Inuvialuk artist Maureen Gruben longlisted for Sobey Art Award

Inuvialuk artist Maureen Gruben, from Tuktoyaktuk, has been longlisted for the 2021 Sobey Art Award.

The award, considered among the most prestigious in Canadian art, is presented each year by the National Art Gallery of Canada and Sobey Art Foundation to recognize the work of contemporary artists.

Twenty-five artists from across the country have been picked for the longlist. The selection will be narrowed to five finalists before the overall winner is announced in the fall.


“I’m still in awe,” Gruben said of learning she had been chosen for the longlist.

“If you look at the longlist, you’re going to see some incredible artists. Just to be in their company really means a lot, to be recognized and supported by those that dedicate their lives to supporting art. It’s really a deep affirmation of my practice.”

Gruben has been a multi-disciplinary visual artist for nearly a decade.
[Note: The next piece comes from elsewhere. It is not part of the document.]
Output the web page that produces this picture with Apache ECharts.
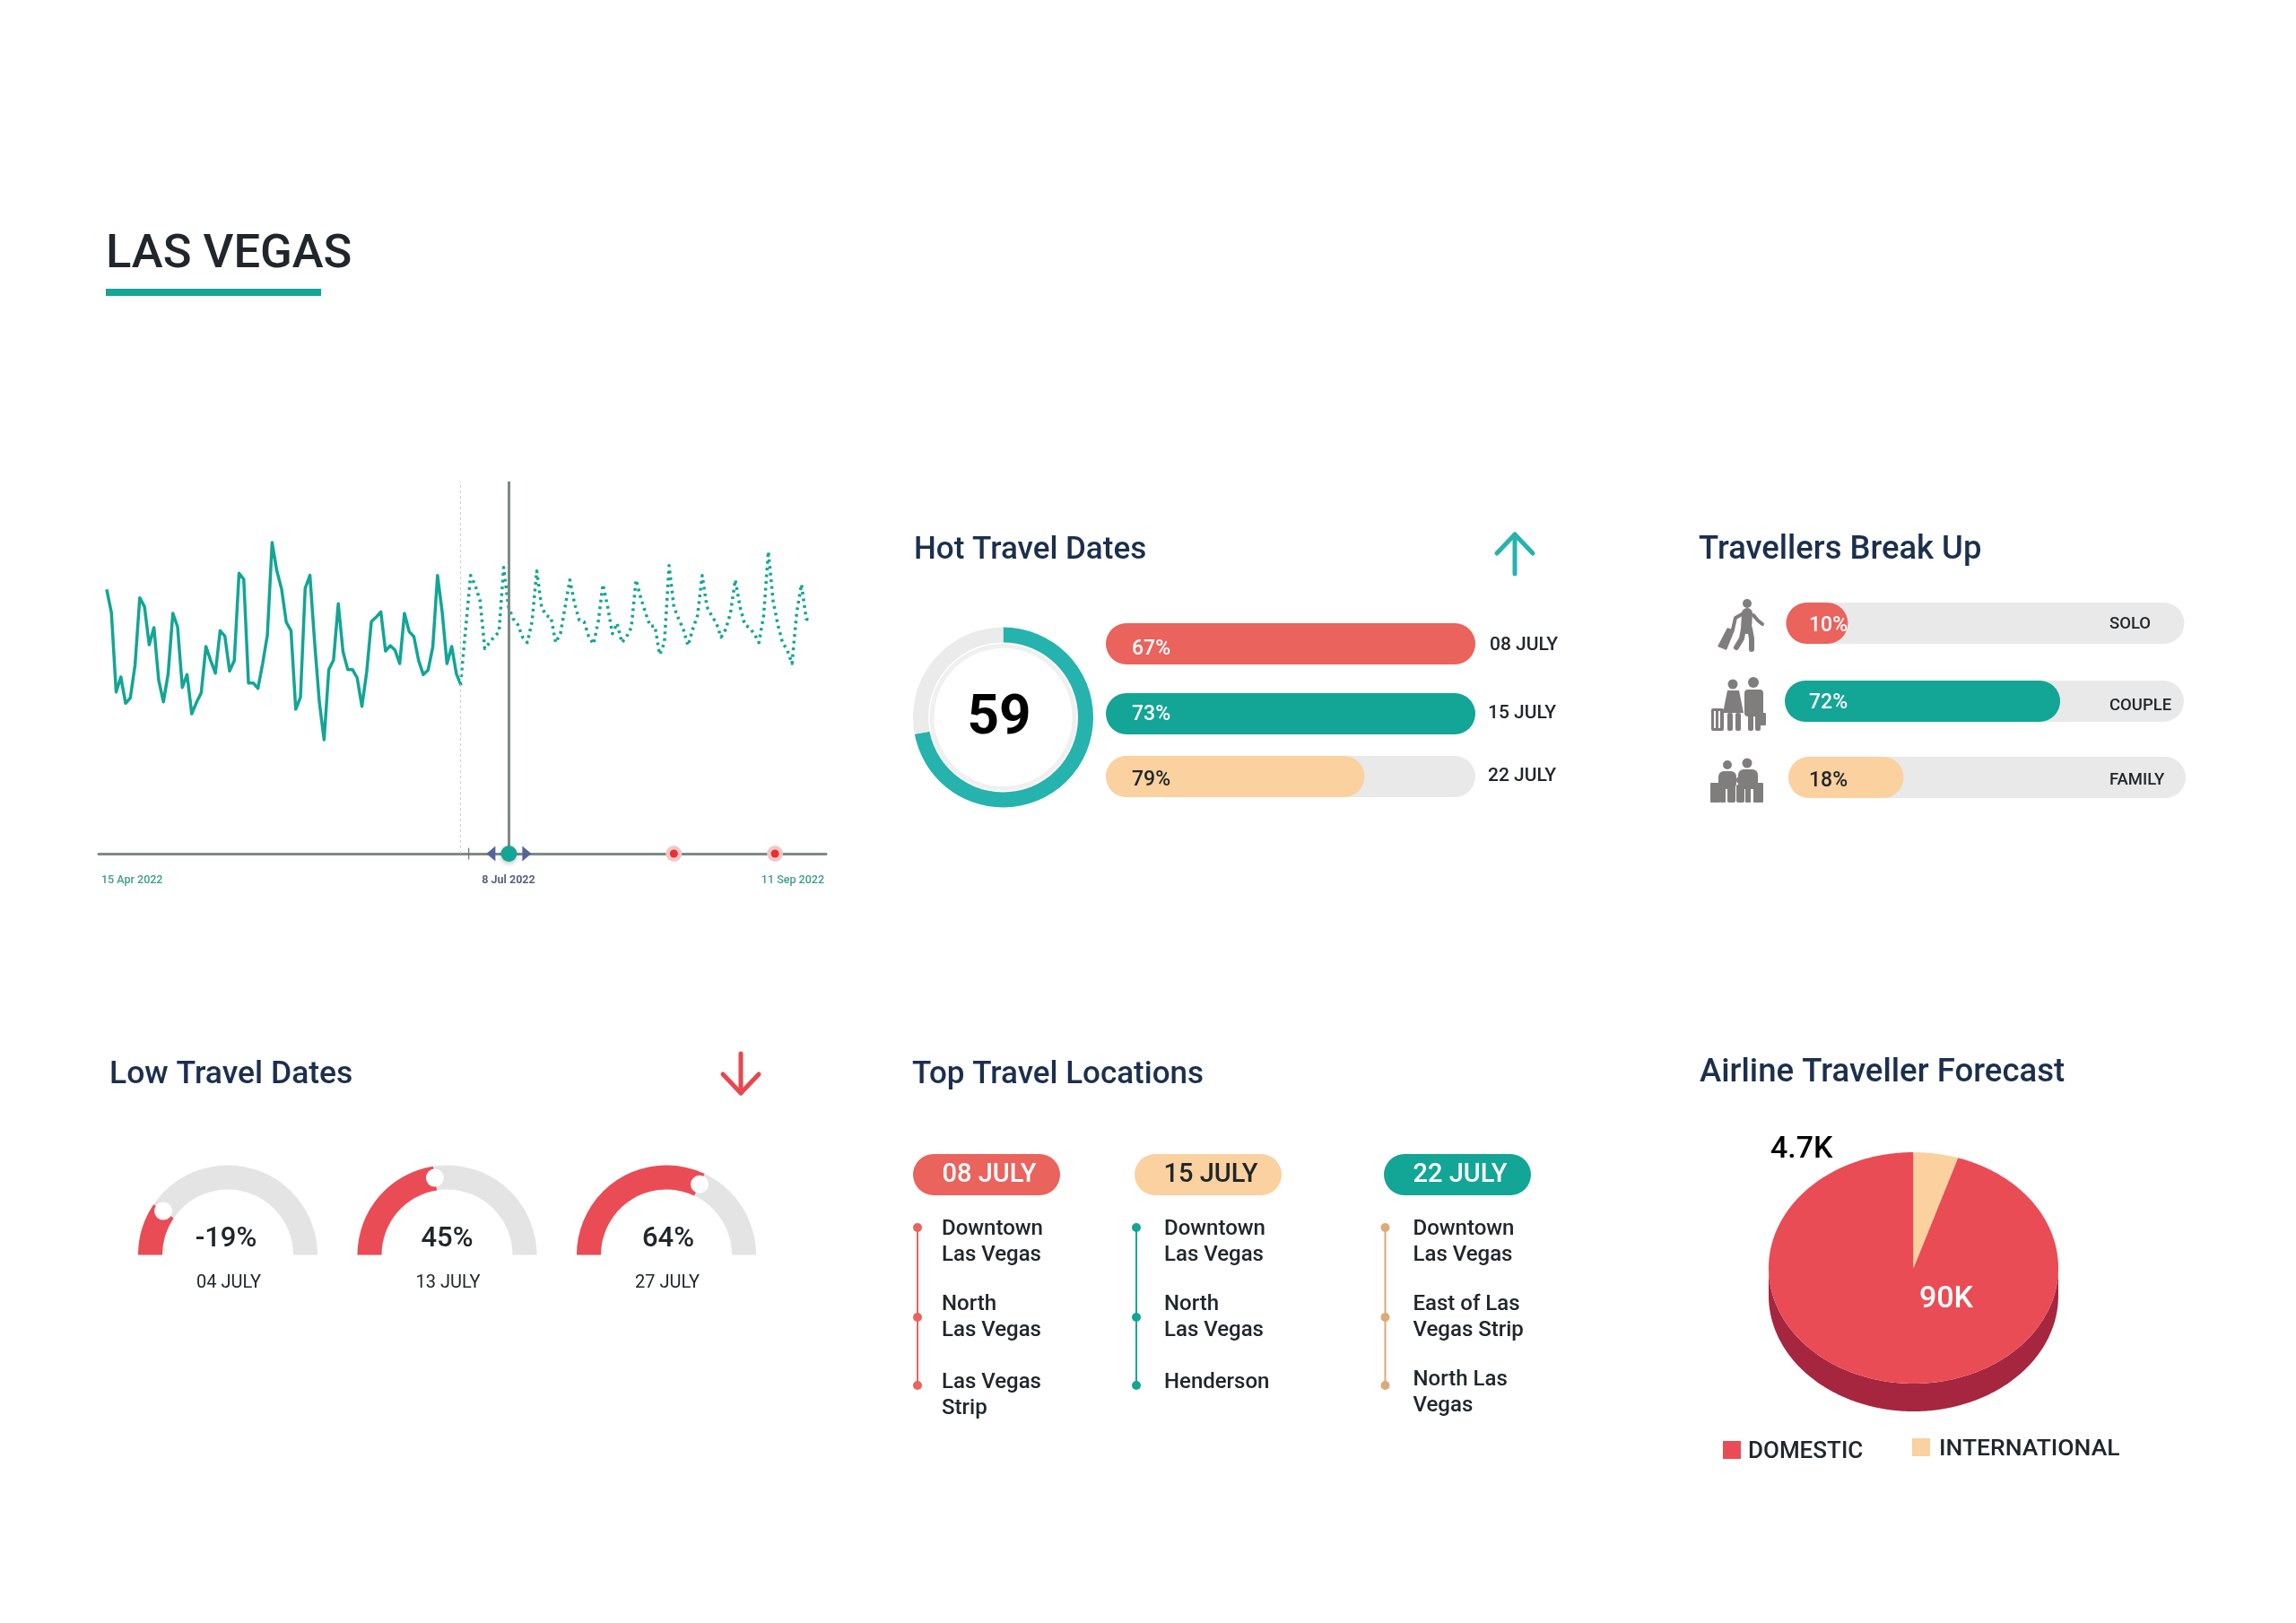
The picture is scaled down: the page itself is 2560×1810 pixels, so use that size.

One of Gruben’s pieces, “Moving with joy across the ice as my face turns brown from the sun,” showcases sleds crafted by Tuktoyaktuk residents. Photo: Kyra Kordoski

She graduated from the University of Victoria with a Bachelor of Fine Arts degree in 2012 and has since had her work exhibited throughout North America, including ongoing displays at both the Herbert F Johnson Museum of Art in Ithaca, New York, and the Anchorage Museum in Alaska.

Gruben’s work draws on her Inuvialuit heritage and the Arctic landscape of her home community.


“In the back of my mind, our Inuvialuit culture is always present,” she explained. “When I work, I’m thinking about our land, I’m thinking about our people, and I’m thinking about things that mean a lot to the preservation and promotion of our subsistence lifestyle.”

Gruben’s pieces mix artificial and natural materials – polar bear bones encased in resin, sealskin mounted on insulation, moosehide stitched together with zip ties and bubble wrap.

“It’s mostly about aesthetics for me,” Gruben said. “I look at materials and I’m not bound to one material. I like to mix it up, whatever works together. Like the bubble wrap with the moosehide and reflective bands: when you look at it aesthetically, they really fit.”

Gruben was recently gifted three polar bear rugs from the Museum of Anthropology in Vancouver and has used them to fashion a display on ice that she calls her “ice gallery.”


One of Gruben’s most recent pieces, “Aidainnaqduammi,” meaning “We are finally home” in Inuvialuktun. Photo: Kyra Kordoski

Gruben receives $10,000 for her inclusion on the award’s longlist.

She next plans to host an artist-in-residency program from Hunter’s B&B in Tuktoyaktuk, which she runs. That project has been delayed by the Covid-19 pandemic.

“I had artists scheduled and confirmed to come,” she said. “That was going to be super exciting, but we’ll just have to be patient and wait for that to happen at a later date.”